┌─ GIVEN DATA

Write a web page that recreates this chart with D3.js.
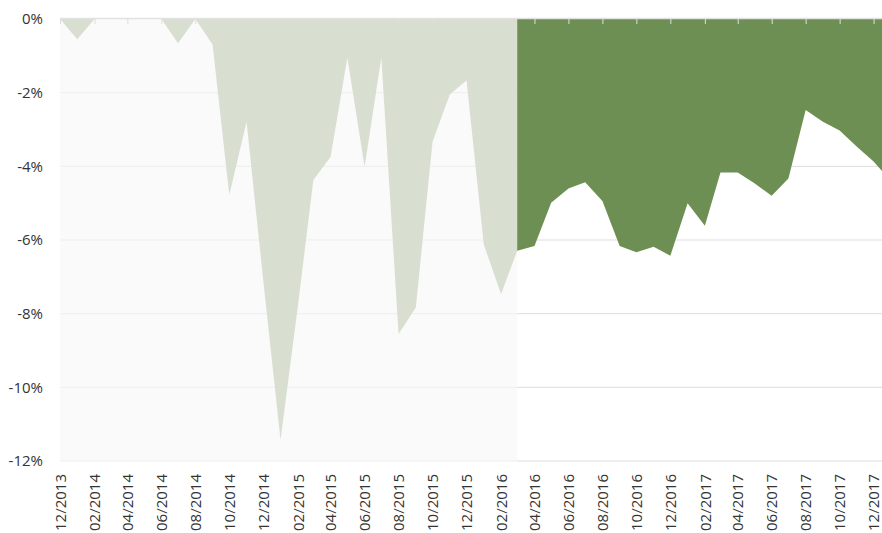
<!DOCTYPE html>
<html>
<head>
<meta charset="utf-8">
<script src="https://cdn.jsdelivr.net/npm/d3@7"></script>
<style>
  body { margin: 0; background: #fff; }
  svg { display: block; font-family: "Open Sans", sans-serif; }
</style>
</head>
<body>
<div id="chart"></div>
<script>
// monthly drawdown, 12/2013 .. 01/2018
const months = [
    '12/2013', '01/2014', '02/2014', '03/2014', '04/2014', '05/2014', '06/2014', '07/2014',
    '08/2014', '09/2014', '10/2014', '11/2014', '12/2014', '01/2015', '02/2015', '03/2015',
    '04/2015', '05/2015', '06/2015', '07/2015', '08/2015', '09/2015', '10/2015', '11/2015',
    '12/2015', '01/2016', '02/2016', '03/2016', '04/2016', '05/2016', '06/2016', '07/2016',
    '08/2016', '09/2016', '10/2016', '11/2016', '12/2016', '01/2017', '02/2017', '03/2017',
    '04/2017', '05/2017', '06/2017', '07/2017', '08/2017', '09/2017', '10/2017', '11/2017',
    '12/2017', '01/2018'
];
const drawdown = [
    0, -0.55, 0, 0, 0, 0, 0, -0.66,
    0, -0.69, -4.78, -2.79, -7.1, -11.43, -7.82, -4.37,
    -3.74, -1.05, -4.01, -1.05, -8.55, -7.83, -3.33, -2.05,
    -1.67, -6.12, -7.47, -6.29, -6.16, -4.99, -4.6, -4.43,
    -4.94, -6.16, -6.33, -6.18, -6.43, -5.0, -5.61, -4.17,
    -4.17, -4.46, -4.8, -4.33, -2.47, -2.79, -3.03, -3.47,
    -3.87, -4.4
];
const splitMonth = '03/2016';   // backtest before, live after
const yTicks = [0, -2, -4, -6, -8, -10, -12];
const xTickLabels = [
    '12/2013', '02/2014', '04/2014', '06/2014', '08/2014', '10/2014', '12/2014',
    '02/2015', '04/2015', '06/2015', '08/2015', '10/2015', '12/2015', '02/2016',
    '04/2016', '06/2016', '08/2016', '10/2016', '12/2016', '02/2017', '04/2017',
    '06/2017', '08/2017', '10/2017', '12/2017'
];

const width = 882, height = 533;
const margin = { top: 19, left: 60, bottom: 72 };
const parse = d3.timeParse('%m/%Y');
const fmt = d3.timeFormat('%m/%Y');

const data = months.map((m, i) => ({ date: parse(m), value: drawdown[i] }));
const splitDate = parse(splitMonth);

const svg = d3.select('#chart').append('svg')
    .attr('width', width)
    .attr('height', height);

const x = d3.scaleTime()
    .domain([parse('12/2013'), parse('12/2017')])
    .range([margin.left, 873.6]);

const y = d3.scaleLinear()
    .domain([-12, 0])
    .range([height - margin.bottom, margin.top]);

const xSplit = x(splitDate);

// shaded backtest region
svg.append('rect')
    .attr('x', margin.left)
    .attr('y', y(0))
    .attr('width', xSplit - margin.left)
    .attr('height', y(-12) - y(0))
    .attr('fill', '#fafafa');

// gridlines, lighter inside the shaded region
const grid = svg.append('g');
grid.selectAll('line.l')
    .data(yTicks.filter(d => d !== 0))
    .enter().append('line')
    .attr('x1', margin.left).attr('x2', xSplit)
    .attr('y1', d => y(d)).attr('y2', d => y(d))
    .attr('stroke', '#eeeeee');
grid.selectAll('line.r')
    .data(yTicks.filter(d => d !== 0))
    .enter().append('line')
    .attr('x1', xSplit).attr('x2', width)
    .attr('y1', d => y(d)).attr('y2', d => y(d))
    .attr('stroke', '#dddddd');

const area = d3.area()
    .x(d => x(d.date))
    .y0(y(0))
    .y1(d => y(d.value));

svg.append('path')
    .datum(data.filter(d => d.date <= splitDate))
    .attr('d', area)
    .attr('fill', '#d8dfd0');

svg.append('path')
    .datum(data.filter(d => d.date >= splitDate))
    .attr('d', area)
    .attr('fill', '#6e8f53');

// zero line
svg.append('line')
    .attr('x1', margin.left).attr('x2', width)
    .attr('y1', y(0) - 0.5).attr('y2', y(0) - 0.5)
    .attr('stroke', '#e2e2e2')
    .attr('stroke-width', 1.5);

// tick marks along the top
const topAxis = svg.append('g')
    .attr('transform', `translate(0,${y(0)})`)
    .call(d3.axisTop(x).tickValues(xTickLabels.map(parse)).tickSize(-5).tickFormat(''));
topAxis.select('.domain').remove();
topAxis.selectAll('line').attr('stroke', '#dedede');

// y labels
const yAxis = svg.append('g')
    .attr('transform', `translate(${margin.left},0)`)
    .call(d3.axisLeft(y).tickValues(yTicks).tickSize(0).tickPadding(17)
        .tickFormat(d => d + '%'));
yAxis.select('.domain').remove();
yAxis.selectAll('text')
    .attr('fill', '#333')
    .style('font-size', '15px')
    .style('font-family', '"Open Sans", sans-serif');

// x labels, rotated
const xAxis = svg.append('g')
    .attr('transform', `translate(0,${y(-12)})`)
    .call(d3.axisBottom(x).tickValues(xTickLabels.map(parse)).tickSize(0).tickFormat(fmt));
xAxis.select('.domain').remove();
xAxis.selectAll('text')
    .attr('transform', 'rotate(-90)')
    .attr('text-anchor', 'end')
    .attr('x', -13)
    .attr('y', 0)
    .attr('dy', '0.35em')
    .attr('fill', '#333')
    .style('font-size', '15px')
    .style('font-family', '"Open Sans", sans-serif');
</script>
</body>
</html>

└─

OBJECTIVE: Please set down each line of the data above exactly as written, without the pictures.

SOLUTION:
Write a web page that recreates this chart with D3.js.
<!DOCTYPE html>
<html>
<head>
<meta charset="utf-8">
<script src="https://cdn.jsdelivr.net/npm/d3@7"></script>
<style>
  body { margin: 0; background: #fff; }
  svg { display: block; font-family: "Open Sans", sans-serif; }
</style>
</head>
<body>
<div id="chart"></div>
<script>
// monthly drawdown, 12/2013 .. 01/2018
const months = [
    '12/2013', '01/2014', '02/2014', '03/2014', '04/2014', '05/2014', '06/2014', '07/2014',
    '08/2014', '09/2014', '10/2014', '11/2014', '12/2014', '01/2015', '02/2015', '03/2015',
    '04/2015', '05/2015', '06/2015', '07/2015', '08/2015', '09/2015', '10/2015', '11/2015',
    '12/2015', '01/2016', '02/2016', '03/2016', '04/2016', '05/2016', '06/2016', '07/2016',
    '08/2016', '09/2016', '10/2016', '11/2016', '12/2016', '01/2017', '02/2017', '03/2017',
    '04/2017', '05/2017', '06/2017', '07/2017', '08/2017', '09/2017', '10/2017', '11/2017',
    '12/2017', '01/2018'
];
const drawdown = [
    0, -0.55, 0, 0, 0, 0, 0, -0.66,
    0, -0.69, -4.78, -2.79, -7.1, -11.43, -7.82, -4.37,
    -3.74, -1.05, -4.01, -1.05, -8.55, -7.83, -3.33, -2.05,
    -1.67, -6.12, -7.47, -6.29, -6.16, -4.99, -4.6, -4.43,
    -4.94, -6.16, -6.33, -6.18, -6.43, -5.0, -5.61, -4.17,
    -4.17, -4.46, -4.8, -4.33, -2.47, -2.79, -3.03, -3.47,
    -3.87, -4.4
];
const splitMonth = '03/2016';   // backtest before, live after
const yTicks = [0, -2, -4, -6, -8, -10, -12];
const xTickLabels = [
    '12/2013', '02/2014', '04/2014', '06/2014', '08/2014', '10/2014', '12/2014',
    '02/2015', '04/2015', '06/2015', '08/2015', '10/2015', '12/2015', '02/2016',
    '04/2016', '06/2016', '08/2016', '10/2016', '12/2016', '02/2017', '04/2017',
    '06/2017', '08/2017', '10/2017', '12/2017'
];

const width = 882, height = 533;
const margin = { top: 19, left: 60, bottom: 72 };
const parse = d3.timeParse('%m/%Y');
const fmt = d3.timeFormat('%m/%Y');

const data = months.map((m, i) => ({ date: parse(m), value: drawdown[i] }));
const splitDate = parse(splitMonth);

const svg = d3.select('#chart').append('svg')
    .attr('width', width)
    .attr('height', height);

const x = d3.scaleTime()
    .domain([parse('12/2013'), parse('12/2017')])
    .range([margin.left, 873.6]);

const y = d3.scaleLinear()
    .domain([-12, 0])
    .range([height - margin.bottom, margin.top]);

const xSplit = x(splitDate);

// shaded backtest region
svg.append('rect')
    .attr('x', margin.left)
    .attr('y', y(0))
    .attr('width', xSplit - margin.left)
    .attr('height', y(-12) - y(0))
    .attr('fill', '#fafafa');

// gridlines, lighter inside the shaded region
const grid = svg.append('g');
grid.selectAll('line.l')
    .data(yTicks.filter(d => d !== 0))
    .enter().append('line')
    .attr('x1', margin.left).attr('x2', xSplit)
    .attr('y1', d => y(d)).attr('y2', d => y(d))
    .attr('stroke', '#eeeeee');
grid.selectAll('line.r')
    .data(yTicks.filter(d => d !== 0))
    .enter().append('line')
    .attr('x1', xSplit).attr('x2', width)
    .attr('y1', d => y(d)).attr('y2', d => y(d))
    .attr('stroke', '#dddddd');

const area = d3.area()
    .x(d => x(d.date))
    .y0(y(0))
    .y1(d => y(d.value));

svg.append('path')
    .datum(data.filter(d => d.date <= splitDate))
    .attr('d', area)
    .attr('fill', '#d8dfd0');

svg.append('path')
    .datum(data.filter(d => d.date >= splitDate))
    .attr('d', area)
    .attr('fill', '#6e8f53');

// zero line
svg.append('line')
    .attr('x1', margin.left).attr('x2', width)
    .attr('y1', y(0) - 0.5).attr('y2', y(0) - 0.5)
    .attr('stroke', '#e2e2e2')
    .attr('stroke-width', 1.5);

// tick marks along the top
const topAxis = svg.append('g')
    .attr('transform', `translate(0,${y(0)})`)
    .call(d3.axisTop(x).tickValues(xTickLabels.map(parse)).tickSize(-5).tickFormat(''));
topAxis.select('.domain').remove();
topAxis.selectAll('line').attr('stroke', '#dedede');

// y labels
const yAxis = svg.append('g')
    .attr('transform', `translate(${margin.left},0)`)
    .call(d3.axisLeft(y).tickValues(yTicks).tickSize(0).tickPadding(17)
        .tickFormat(d => d + '%'));
yAxis.select('.domain').remove();
yAxis.selectAll('text')
    .attr('fill', '#333')
    .style('font-size', '15px')
    .style('font-family', '"Open Sans", sans-serif');

// x labels, rotated
const xAxis = svg.append('g')
    .attr('transform', `translate(0,${y(-12)})`)
    .call(d3.axisBottom(x).tickValues(xTickLabels.map(parse)).tickSize(0).tickFormat(fmt));
xAxis.select('.domain').remove();
xAxis.selectAll('text')
    .attr('transform', 'rotate(-90)')
    .attr('text-anchor', 'end')
    .attr('x', -13)
    .attr('y', 0)
    .attr('dy', '0.35em')
    .attr('fill', '#333')
    .style('font-size', '15px')
    .style('font-family', '"Open Sans", sans-serif');
</script>
</body>
</html>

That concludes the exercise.